■ **Exercise prompt**
Print them exactly: the lines from the beginning of the entries below through the line that contains "91, bottom: 310.5", and only those, with the pictures left out.

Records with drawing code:
******
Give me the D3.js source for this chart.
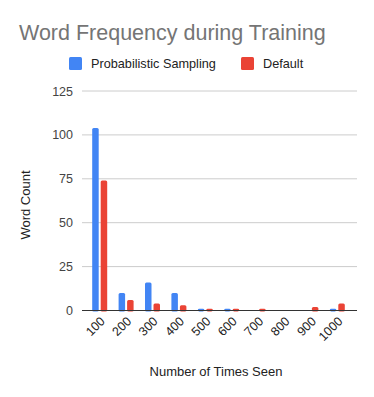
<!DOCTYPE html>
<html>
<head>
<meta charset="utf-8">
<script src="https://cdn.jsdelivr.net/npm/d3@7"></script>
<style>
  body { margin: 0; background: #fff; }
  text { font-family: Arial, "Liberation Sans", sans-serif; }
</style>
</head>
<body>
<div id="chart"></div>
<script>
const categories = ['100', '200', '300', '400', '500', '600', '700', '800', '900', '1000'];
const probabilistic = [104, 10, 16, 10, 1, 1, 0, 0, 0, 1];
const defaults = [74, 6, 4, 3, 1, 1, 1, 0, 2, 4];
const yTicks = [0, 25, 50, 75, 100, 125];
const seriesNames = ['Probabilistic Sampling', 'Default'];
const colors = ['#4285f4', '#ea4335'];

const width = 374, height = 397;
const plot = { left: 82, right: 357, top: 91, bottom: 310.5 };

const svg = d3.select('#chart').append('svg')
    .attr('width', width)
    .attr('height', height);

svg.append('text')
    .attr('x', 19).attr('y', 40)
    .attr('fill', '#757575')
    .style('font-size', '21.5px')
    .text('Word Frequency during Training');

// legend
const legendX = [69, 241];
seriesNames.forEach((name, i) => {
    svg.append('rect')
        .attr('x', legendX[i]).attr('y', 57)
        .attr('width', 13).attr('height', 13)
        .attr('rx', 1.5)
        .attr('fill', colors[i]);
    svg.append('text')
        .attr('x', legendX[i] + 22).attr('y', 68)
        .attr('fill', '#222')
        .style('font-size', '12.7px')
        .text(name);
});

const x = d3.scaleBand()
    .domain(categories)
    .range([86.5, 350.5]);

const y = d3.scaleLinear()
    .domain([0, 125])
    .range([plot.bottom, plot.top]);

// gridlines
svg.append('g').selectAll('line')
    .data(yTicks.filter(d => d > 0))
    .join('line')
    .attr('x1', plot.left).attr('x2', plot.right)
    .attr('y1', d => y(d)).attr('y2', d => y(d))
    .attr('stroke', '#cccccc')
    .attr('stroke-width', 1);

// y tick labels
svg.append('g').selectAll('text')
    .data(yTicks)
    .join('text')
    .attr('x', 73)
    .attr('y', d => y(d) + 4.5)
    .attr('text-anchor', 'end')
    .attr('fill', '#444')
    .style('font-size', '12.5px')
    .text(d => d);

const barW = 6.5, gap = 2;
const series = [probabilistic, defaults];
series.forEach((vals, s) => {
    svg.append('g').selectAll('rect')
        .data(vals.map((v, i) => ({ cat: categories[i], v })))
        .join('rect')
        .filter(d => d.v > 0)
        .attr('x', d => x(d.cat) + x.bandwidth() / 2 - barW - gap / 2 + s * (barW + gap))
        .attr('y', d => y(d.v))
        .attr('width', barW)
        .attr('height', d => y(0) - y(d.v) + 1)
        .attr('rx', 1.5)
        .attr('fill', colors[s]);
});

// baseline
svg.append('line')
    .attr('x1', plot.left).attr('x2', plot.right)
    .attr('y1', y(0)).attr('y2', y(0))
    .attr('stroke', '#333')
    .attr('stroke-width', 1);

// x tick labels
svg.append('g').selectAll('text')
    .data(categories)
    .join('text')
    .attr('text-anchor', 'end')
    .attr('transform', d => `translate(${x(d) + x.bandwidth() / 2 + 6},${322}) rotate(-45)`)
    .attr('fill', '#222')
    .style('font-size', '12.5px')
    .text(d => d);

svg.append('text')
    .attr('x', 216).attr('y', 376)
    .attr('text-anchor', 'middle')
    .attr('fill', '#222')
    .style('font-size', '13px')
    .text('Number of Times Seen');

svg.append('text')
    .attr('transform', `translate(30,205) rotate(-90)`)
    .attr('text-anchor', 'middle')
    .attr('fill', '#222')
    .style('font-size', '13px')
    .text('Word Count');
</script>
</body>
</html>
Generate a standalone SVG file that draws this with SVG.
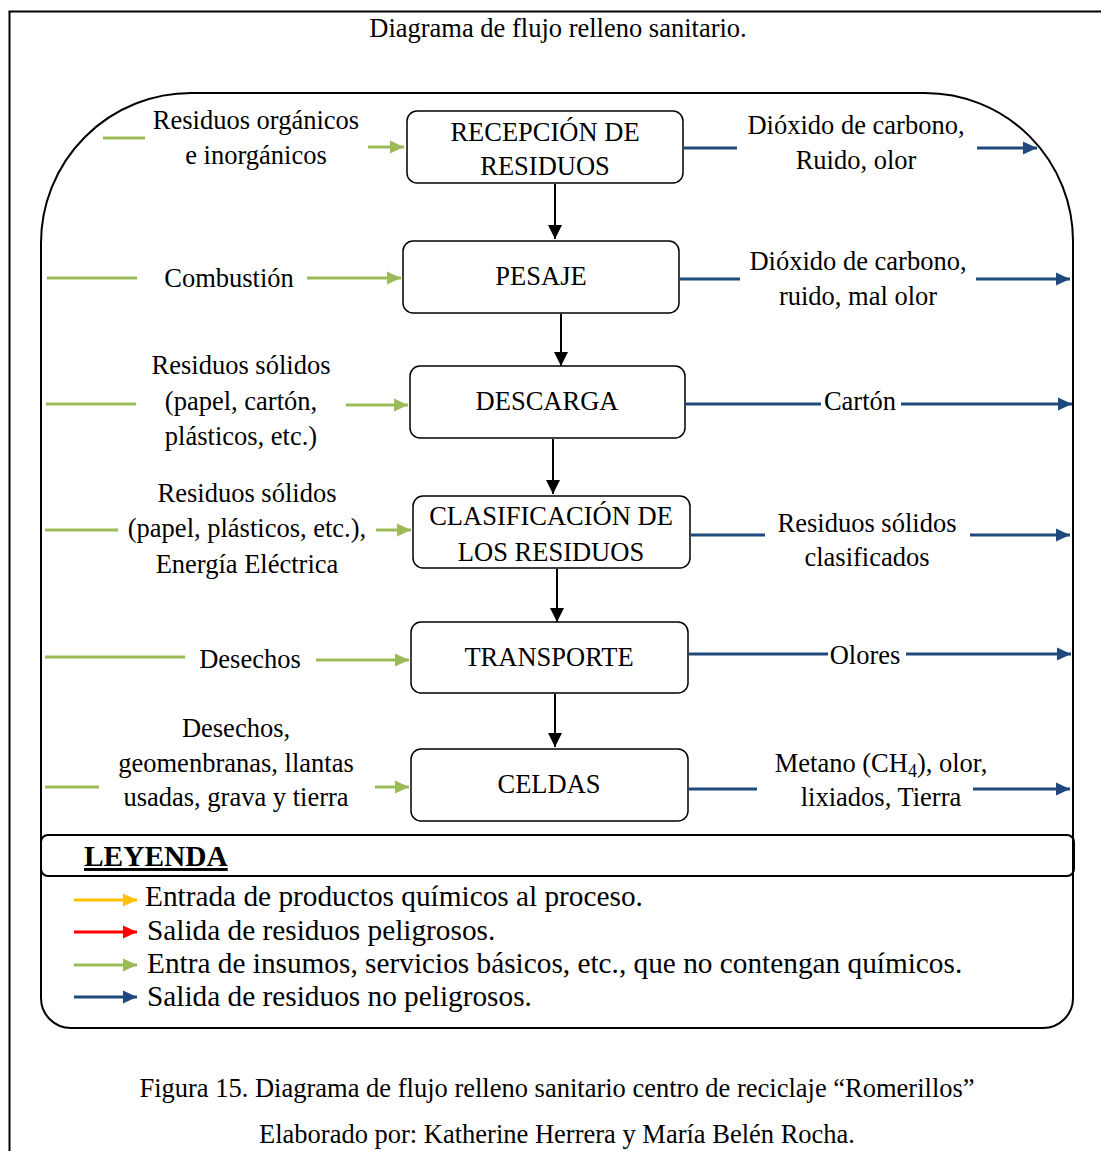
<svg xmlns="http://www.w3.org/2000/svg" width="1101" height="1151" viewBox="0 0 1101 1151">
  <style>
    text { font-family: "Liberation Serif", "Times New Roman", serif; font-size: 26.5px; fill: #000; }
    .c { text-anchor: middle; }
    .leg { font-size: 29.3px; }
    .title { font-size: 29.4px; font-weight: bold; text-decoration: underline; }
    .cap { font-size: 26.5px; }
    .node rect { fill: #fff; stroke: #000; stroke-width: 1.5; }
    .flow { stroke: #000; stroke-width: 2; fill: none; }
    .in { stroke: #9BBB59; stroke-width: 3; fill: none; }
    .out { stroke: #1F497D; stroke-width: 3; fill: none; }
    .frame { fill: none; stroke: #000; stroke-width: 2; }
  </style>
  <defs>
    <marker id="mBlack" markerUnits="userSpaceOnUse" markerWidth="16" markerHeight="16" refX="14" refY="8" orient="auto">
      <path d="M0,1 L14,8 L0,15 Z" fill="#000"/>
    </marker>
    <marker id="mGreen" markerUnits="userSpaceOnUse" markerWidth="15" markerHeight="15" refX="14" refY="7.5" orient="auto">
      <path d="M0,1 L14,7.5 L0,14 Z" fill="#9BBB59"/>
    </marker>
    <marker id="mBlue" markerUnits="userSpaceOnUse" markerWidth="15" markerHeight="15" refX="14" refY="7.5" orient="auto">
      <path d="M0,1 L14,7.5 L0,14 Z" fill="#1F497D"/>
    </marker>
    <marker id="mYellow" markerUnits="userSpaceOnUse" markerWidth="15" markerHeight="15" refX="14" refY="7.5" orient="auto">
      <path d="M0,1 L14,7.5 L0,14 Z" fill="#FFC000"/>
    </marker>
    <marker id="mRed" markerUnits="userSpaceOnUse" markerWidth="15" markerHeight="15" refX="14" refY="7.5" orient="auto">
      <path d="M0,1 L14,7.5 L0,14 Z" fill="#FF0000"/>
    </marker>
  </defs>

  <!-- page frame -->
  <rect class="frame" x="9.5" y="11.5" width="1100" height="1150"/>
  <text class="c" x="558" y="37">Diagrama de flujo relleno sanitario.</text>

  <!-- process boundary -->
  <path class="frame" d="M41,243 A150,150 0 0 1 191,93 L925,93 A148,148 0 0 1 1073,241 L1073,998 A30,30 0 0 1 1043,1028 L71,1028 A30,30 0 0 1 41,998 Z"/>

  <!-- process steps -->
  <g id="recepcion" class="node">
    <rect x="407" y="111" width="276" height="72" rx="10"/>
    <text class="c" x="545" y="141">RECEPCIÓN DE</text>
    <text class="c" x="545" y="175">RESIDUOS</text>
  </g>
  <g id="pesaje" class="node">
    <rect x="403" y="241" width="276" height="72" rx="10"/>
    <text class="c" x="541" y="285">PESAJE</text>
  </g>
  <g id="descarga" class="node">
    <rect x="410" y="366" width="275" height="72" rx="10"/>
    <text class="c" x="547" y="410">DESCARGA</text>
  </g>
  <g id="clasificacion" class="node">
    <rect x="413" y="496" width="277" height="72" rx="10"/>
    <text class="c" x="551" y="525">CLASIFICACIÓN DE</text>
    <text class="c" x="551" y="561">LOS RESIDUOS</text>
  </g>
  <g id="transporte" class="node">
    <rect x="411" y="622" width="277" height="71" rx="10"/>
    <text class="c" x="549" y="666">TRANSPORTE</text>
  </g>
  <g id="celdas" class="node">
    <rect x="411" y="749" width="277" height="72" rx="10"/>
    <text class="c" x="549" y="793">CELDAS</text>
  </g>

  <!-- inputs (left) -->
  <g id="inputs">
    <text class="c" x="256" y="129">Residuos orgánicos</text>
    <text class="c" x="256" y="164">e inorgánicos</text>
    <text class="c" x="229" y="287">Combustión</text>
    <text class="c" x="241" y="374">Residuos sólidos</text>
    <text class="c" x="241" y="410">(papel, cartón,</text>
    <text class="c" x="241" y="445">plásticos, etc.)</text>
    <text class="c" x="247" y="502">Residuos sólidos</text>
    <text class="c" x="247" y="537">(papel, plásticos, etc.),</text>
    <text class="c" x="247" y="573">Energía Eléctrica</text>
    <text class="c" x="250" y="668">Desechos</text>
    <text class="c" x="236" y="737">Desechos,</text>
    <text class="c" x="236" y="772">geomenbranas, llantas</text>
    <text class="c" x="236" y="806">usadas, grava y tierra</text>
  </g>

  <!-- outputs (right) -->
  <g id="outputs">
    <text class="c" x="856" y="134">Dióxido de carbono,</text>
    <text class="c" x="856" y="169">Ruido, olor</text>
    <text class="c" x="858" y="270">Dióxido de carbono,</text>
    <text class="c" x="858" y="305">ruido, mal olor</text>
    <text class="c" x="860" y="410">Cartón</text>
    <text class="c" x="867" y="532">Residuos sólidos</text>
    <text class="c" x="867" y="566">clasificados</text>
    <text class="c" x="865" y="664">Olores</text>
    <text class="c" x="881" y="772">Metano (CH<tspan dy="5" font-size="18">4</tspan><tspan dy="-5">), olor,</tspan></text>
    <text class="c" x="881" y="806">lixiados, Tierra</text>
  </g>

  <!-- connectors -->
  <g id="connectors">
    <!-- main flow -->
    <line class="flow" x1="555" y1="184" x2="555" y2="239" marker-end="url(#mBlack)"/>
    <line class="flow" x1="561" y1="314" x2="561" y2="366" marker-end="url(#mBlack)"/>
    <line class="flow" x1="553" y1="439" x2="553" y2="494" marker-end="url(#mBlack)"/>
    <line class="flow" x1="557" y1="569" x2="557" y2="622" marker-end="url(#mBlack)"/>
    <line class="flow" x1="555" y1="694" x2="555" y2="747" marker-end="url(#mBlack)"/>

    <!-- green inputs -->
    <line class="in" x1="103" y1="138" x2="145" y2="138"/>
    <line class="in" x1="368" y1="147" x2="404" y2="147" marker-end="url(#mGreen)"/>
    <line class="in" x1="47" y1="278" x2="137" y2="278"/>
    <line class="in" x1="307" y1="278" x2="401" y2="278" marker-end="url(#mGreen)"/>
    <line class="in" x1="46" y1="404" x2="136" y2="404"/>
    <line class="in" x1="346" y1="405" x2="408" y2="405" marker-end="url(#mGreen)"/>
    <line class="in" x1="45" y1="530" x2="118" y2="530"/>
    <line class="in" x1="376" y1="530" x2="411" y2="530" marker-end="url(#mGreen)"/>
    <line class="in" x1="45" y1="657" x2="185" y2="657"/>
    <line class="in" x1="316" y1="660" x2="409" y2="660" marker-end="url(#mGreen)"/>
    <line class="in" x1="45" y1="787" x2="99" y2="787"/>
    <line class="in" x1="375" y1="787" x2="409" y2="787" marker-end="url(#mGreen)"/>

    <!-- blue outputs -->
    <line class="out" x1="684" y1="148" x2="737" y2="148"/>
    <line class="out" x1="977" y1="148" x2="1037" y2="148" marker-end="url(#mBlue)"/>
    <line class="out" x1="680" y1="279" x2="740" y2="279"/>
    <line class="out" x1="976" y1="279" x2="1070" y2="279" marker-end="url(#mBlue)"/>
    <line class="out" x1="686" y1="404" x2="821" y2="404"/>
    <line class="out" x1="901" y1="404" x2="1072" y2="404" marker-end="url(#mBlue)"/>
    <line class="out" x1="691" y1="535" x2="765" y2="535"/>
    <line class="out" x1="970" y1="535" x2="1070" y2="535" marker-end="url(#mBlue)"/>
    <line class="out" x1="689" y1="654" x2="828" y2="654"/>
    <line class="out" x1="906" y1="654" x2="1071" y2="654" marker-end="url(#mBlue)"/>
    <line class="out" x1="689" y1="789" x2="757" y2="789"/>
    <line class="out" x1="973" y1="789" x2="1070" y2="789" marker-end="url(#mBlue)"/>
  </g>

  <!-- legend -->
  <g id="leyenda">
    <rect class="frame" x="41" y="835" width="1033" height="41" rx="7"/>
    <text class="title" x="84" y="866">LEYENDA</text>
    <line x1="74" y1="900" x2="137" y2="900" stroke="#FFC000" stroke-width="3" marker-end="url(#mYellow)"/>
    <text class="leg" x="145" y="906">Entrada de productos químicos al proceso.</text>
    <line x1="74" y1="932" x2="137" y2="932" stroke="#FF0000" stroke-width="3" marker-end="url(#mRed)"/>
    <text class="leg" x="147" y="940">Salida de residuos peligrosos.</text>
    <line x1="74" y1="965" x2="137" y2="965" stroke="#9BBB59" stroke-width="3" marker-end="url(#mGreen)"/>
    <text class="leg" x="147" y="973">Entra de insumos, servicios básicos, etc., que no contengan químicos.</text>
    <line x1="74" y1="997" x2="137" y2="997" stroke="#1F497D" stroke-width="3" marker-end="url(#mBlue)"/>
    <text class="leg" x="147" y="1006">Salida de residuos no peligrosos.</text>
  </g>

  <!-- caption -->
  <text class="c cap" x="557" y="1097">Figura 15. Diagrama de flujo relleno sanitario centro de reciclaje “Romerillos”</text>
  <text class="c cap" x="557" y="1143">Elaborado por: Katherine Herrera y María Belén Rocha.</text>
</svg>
******
■ **Final result**
Give me the D3.js source for this chart.
<!DOCTYPE html>
<html>
<head>
<meta charset="utf-8">
<script src="https://cdn.jsdelivr.net/npm/d3@7"></script>
<style>
  body { margin: 0; background: #fff; }
  text { font-family: Arial, "Liberation Sans", sans-serif; }
</style>
</head>
<body>
<div id="chart"></div>
<script>
const categories = ['100', '200', '300', '400', '500', '600', '700', '800', '900', '1000'];
const probabilistic = [104, 10, 16, 10, 1, 1, 0, 0, 0, 1];
const defaults = [74, 6, 4, 3, 1, 1, 1, 0, 2, 4];
const yTicks = [0, 25, 50, 75, 100, 125];
const seriesNames = ['Probabilistic Sampling', 'Default'];
const colors = ['#4285f4', '#ea4335'];

const width = 374, height = 397;
const plot = { left: 82, right: 357, top: 91, bottom: 310.5 };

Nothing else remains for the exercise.